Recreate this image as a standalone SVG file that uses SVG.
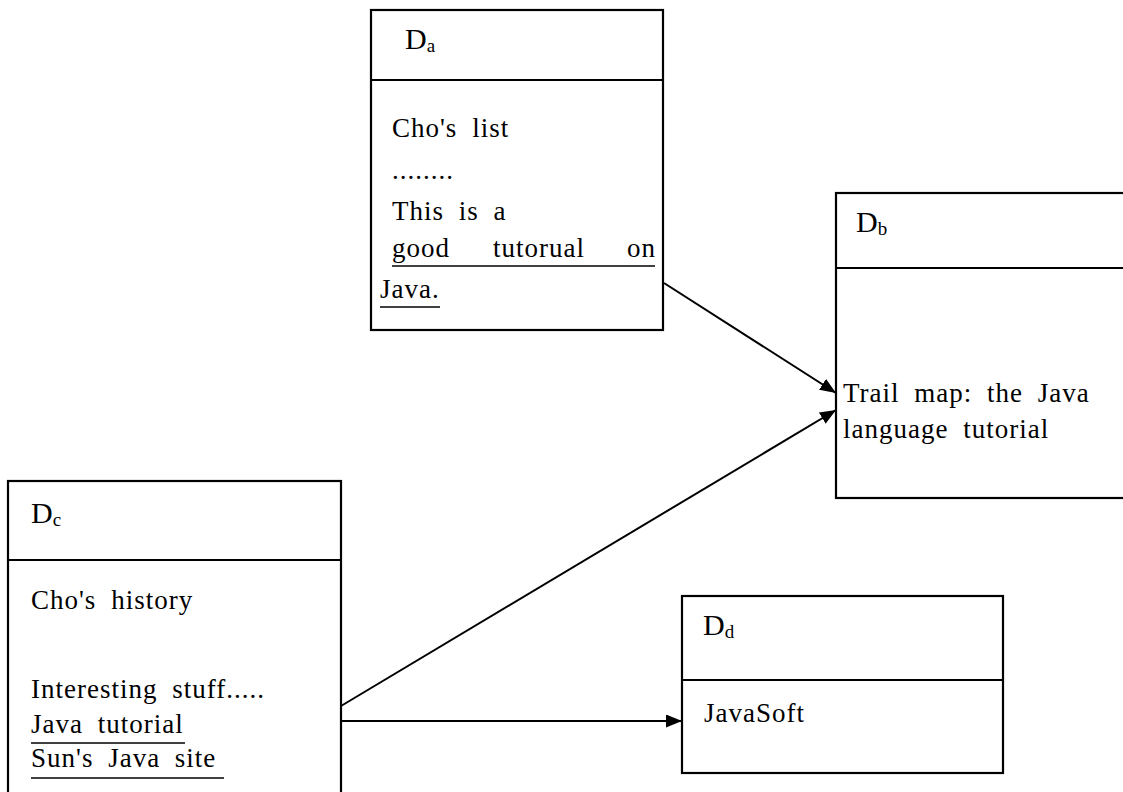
<svg xmlns="http://www.w3.org/2000/svg" width="1123" height="792" viewBox="0 0 1123 792">
<style>
.box{fill:#fff;stroke:#000;stroke-width:2.2}
.div{stroke:#000;stroke-width:2}
.hd{font-family:"Liberation Serif","Times New Roman",serif;font-size:30px;fill:#000}
.sub{font-size:19px}
.tx{font-family:"Liberation Serif","Times New Roman",serif;font-size:27px;fill:#000;letter-spacing:1px;word-spacing:7px}
.ul{stroke:#000;stroke-width:1.5}
.cn{stroke:#000;stroke-width:2;fill:none}
</style>
<defs>
<marker id="arr" markerUnits="userSpaceOnUse" markerWidth="18" markerHeight="14" refX="16" refY="6.5" orient="auto">
<path d="M0,0 L16,6.5 L0,13 z" fill="#000"/>
</marker>
</defs>
<rect width="1123" height="792" fill="#fff"/>
<g id="Da">
<rect class="box" x="371" y="10" width="292" height="320"/>
<line class="div" x1="371" y1="80" x2="663" y2="80"/>
<text class="hd" x="405" y="49">D<tspan class="sub" dy="3">a</tspan></text>
<text class="tx" x="392" y="137">Cho's list</text>
<text class="tx" x="392" y="179">........</text>
<text class="tx" x="392" y="220">This is a</text>
<text class="tx" x="392" y="257">good</text>
<text class="tx" x="493" y="257">tutorual</text>
<text class="tx" x="627" y="257">on</text>
<line class="ul" x1="392" y1="266" x2="655" y2="266"/>
<text class="tx" x="380" y="298">Java.</text>
<line class="ul" x1="380" y1="307" x2="440" y2="307"/>
</g>
<g id="Db">
<rect class="box" x="836" y="193" width="300" height="305"/>
<line class="div" x1="836" y1="268" x2="1123" y2="268"/>
<text class="hd" x="856" y="232">D<tspan class="sub" dy="3">b</tspan></text>
<text class="tx" x="843" y="402">Trail map: the Java</text>
<text class="tx" x="843" y="438">language tutorial</text>
</g>
<g id="Dc">
<rect class="box" x="8" y="481" width="333" height="330"/>
<line class="div" x1="8" y1="560" x2="341" y2="560"/>
<text class="hd" x="31" y="523">D<tspan class="sub" dy="3">c</tspan></text>
<text class="tx" x="31" y="609">Cho's history</text>
<text class="tx" x="31" y="698">Interesting stuff.....</text>
<text class="tx" x="31" y="733">Java tutorial</text>
<line class="ul" x1="31" y1="743" x2="185" y2="743"/>
<text class="tx" x="31" y="767">Sun's Java site</text>
<line class="ul" x1="31" y1="778" x2="224" y2="778"/>
</g>
<g id="Dd">
<rect class="box" x="682" y="596" width="321" height="177"/>
<line class="div" x1="682" y1="680" x2="1003" y2="680"/>
<text class="hd" x="703" y="635">D<tspan class="sub" dy="3">d</tspan></text>
<text class="tx" x="704" y="722">JavaSoft</text>
</g>
<g id="connectors">
<line class="cn" x1="664" y1="283" x2="836" y2="393" marker-end="url(#arr)"/>
<line class="cn" x1="341" y1="706" x2="836" y2="410" marker-end="url(#arr)"/>
<line class="cn" x1="341" y1="721" x2="682" y2="721" marker-end="url(#arr)"/>
</g>
</svg>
────
Short exercise: Reproduce the listing above exactly, excluding all pictures.

Response to the exercise:
Recreate this image as a standalone SVG file that uses SVG.
<svg xmlns="http://www.w3.org/2000/svg" width="1123" height="792" viewBox="0 0 1123 792">
<style>
.box{fill:#fff;stroke:#000;stroke-width:2.2}
.div{stroke:#000;stroke-width:2}
.hd{font-family:"Liberation Serif","Times New Roman",serif;font-size:30px;fill:#000}
.sub{font-size:19px}
.tx{font-family:"Liberation Serif","Times New Roman",serif;font-size:27px;fill:#000;letter-spacing:1px;word-spacing:7px}
.ul{stroke:#000;stroke-width:1.5}
.cn{stroke:#000;stroke-width:2;fill:none}
</style>
<defs>
<marker id="arr" markerUnits="userSpaceOnUse" markerWidth="18" markerHeight="14" refX="16" refY="6.5" orient="auto">
<path d="M0,0 L16,6.5 L0,13 z" fill="#000"/>
</marker>
</defs>
<rect width="1123" height="792" fill="#fff"/>
<g id="Da">
<rect class="box" x="371" y="10" width="292" height="320"/>
<line class="div" x1="371" y1="80" x2="663" y2="80"/>
<text class="hd" x="405" y="49">D<tspan class="sub" dy="3">a</tspan></text>
<text class="tx" x="392" y="137">Cho's list</text>
<text class="tx" x="392" y="179">........</text>
<text class="tx" x="392" y="220">This is a</text>
<text class="tx" x="392" y="257">good</text>
<text class="tx" x="493" y="257">tutorual</text>
<text class="tx" x="627" y="257">on</text>
<line class="ul" x1="392" y1="266" x2="655" y2="266"/>
<text class="tx" x="380" y="298">Java.</text>
<line class="ul" x1="380" y1="307" x2="440" y2="307"/>
</g>
<g id="Db">
<rect class="box" x="836" y="193" width="300" height="305"/>
<line class="div" x1="836" y1="268" x2="1123" y2="268"/>
<text class="hd" x="856" y="232">D<tspan class="sub" dy="3">b</tspan></text>
<text class="tx" x="843" y="402">Trail map: the Java</text>
<text class="tx" x="843" y="438">language tutorial</text>
</g>
<g id="Dc">
<rect class="box" x="8" y="481" width="333" height="330"/>
<line class="div" x1="8" y1="560" x2="341" y2="560"/>
<text class="hd" x="31" y="523">D<tspan class="sub" dy="3">c</tspan></text>
<text class="tx" x="31" y="609">Cho's history</text>
<text class="tx" x="31" y="698">Interesting stuff.....</text>
<text class="tx" x="31" y="733">Java tutorial</text>
<line class="ul" x1="31" y1="743" x2="185" y2="743"/>
<text class="tx" x="31" y="767">Sun's Java site</text>
<line class="ul" x1="31" y1="778" x2="224" y2="778"/>
</g>
<g id="Dd">
<rect class="box" x="682" y="596" width="321" height="177"/>
<line class="div" x1="682" y1="680" x2="1003" y2="680"/>
<text class="hd" x="703" y="635">D<tspan class="sub" dy="3">d</tspan></text>
<text class="tx" x="704" y="722">JavaSoft</text>
</g>
<g id="connectors">
<line class="cn" x1="664" y1="283" x2="836" y2="393" marker-end="url(#arr)"/>
<line class="cn" x1="341" y1="706" x2="836" y2="410" marker-end="url(#arr)"/>
<line class="cn" x1="341" y1="721" x2="682" y2="721" marker-end="url(#arr)"/>
</g>
</svg>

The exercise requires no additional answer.